→ **Stated problem**
Make an exact copy of all the material below, apart from the pictures.

→ **Material provided**
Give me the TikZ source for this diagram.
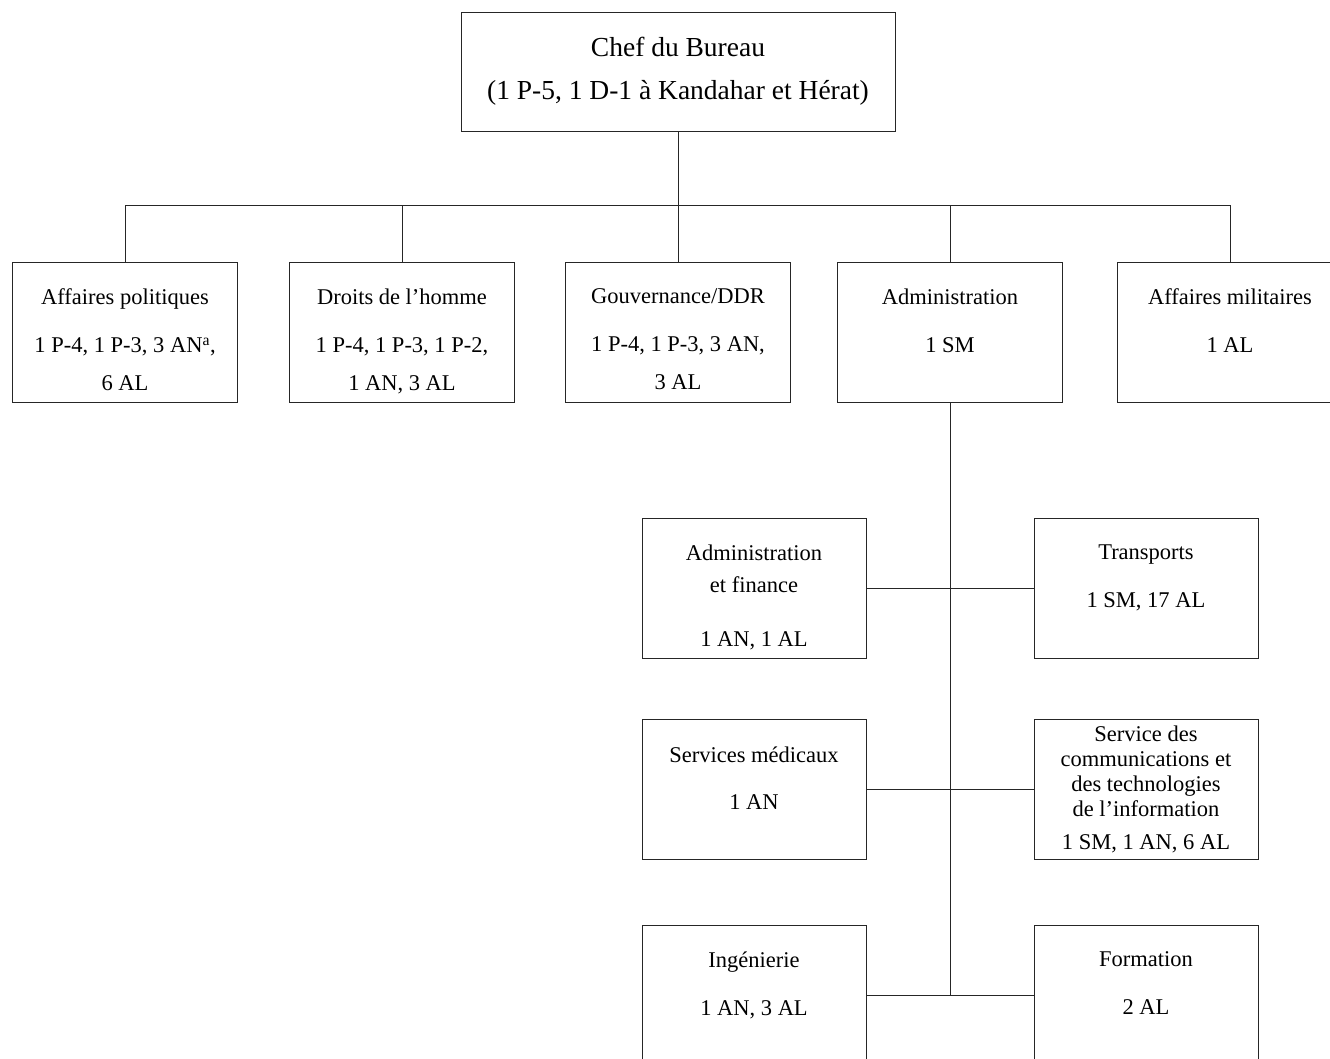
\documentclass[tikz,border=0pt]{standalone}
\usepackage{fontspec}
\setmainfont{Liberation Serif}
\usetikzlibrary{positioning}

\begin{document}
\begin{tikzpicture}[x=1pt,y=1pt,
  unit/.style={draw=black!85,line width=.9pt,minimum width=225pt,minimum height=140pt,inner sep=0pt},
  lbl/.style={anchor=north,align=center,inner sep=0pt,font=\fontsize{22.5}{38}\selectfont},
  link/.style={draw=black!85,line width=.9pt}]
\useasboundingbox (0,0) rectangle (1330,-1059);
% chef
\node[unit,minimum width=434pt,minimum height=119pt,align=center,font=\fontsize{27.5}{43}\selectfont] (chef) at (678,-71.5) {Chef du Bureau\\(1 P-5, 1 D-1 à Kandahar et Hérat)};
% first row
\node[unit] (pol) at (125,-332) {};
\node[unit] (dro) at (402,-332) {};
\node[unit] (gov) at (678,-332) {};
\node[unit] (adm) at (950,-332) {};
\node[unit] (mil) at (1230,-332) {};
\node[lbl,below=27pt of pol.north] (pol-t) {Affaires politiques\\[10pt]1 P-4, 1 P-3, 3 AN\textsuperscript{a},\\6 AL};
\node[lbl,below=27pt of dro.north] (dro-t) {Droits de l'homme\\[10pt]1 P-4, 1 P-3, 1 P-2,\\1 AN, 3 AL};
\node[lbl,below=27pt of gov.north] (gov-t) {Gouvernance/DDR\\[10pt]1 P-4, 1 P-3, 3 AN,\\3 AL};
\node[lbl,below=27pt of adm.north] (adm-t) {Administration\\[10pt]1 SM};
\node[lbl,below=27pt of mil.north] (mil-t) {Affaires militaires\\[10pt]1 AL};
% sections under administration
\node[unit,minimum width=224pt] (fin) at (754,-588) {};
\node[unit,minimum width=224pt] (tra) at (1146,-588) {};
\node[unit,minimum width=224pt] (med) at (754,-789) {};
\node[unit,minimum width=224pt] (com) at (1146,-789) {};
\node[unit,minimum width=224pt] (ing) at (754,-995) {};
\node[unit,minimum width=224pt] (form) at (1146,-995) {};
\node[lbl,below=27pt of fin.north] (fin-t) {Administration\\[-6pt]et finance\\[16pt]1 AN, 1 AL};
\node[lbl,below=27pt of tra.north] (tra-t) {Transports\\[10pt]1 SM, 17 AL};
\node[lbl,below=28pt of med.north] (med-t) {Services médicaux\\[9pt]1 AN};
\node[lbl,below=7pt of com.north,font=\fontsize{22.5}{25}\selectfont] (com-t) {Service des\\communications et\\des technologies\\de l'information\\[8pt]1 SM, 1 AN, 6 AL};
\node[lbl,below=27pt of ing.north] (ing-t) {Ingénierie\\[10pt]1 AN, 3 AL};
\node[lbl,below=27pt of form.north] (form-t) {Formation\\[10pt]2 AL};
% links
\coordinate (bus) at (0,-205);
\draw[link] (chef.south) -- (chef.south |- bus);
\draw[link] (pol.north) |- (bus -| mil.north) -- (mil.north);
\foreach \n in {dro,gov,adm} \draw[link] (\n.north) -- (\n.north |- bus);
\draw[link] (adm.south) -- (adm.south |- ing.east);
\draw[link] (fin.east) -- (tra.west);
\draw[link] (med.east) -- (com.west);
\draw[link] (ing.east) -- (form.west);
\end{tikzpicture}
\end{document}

→ **Full response**
Give me the TikZ source for this diagram.
\documentclass[tikz,border=0pt]{standalone}
\usepackage{fontspec}
\setmainfont{Liberation Serif}
\usetikzlibrary{positioning}

\begin{document}
\begin{tikzpicture}[x=1pt,y=1pt,
  unit/.style={draw=black!85,line width=.9pt,minimum width=225pt,minimum height=140pt,inner sep=0pt},
  lbl/.style={anchor=north,align=center,inner sep=0pt,font=\fontsize{22.5}{38}\selectfont},
  link/.style={draw=black!85,line width=.9pt}]
\useasboundingbox (0,0) rectangle (1330,-1059);
% chef
\node[unit,minimum width=434pt,minimum height=119pt,align=center,font=\fontsize{27.5}{43}\selectfont] (chef) at (678,-71.5) {Chef du Bureau\\(1 P-5, 1 D-1 à Kandahar et Hérat)};
% first row
\node[unit] (pol) at (125,-332) {};
\node[unit] (dro) at (402,-332) {};
\node[unit] (gov) at (678,-332) {};
\node[unit] (adm) at (950,-332) {};
\node[unit] (mil) at (1230,-332) {};
\node[lbl,below=27pt of pol.north] (pol-t) {Affaires politiques\\[10pt]1 P-4, 1 P-3, 3 AN\textsuperscript{a},\\6 AL};
\node[lbl,below=27pt of dro.north] (dro-t) {Droits de l'homme\\[10pt]1 P-4, 1 P-3, 1 P-2,\\1 AN, 3 AL};
\node[lbl,below=27pt of gov.north] (gov-t) {Gouvernance/DDR\\[10pt]1 P-4, 1 P-3, 3 AN,\\3 AL};
\node[lbl,below=27pt of adm.north] (adm-t) {Administration\\[10pt]1 SM};
\node[lbl,below=27pt of mil.north] (mil-t) {Affaires militaires\\[10pt]1 AL};
% sections under administration
\node[unit,minimum width=224pt] (fin) at (754,-588) {};
\node[unit,minimum width=224pt] (tra) at (1146,-588) {};
\node[unit,minimum width=224pt] (med) at (754,-789) {};
\node[unit,minimum width=224pt] (com) at (1146,-789) {};
\node[unit,minimum width=224pt] (ing) at (754,-995) {};
\node[unit,minimum width=224pt] (form) at (1146,-995) {};
\node[lbl,below=27pt of fin.north] (fin-t) {Administration\\[-6pt]et finance\\[16pt]1 AN, 1 AL};
\node[lbl,below=27pt of tra.north] (tra-t) {Transports\\[10pt]1 SM, 17 AL};
\node[lbl,below=28pt of med.north] (med-t) {Services médicaux\\[9pt]1 AN};
\node[lbl,below=7pt of com.north,font=\fontsize{22.5}{25}\selectfont] (com-t) {Service des\\communications et\\des technologies\\de l'information\\[8pt]1 SM, 1 AN, 6 AL};
\node[lbl,below=27pt of ing.north] (ing-t) {Ingénierie\\[10pt]1 AN, 3 AL};
\node[lbl,below=27pt of form.north] (form-t) {Formation\\[10pt]2 AL};
% links
\coordinate (bus) at (0,-205);
\draw[link] (chef.south) -- (chef.south |- bus);
\draw[link] (pol.north) |- (bus -| mil.north) -- (mil.north);
\foreach \n in {dro,gov,adm} \draw[link] (\n.north) -- (\n.north |- bus);
\draw[link] (adm.south) -- (adm.south |- ing.east);
\draw[link] (fin.east) -- (tra.west);
\draw[link] (med.east) -- (com.west);
\draw[link] (ing.east) -- (form.west);
\end{tikzpicture}
\end{document}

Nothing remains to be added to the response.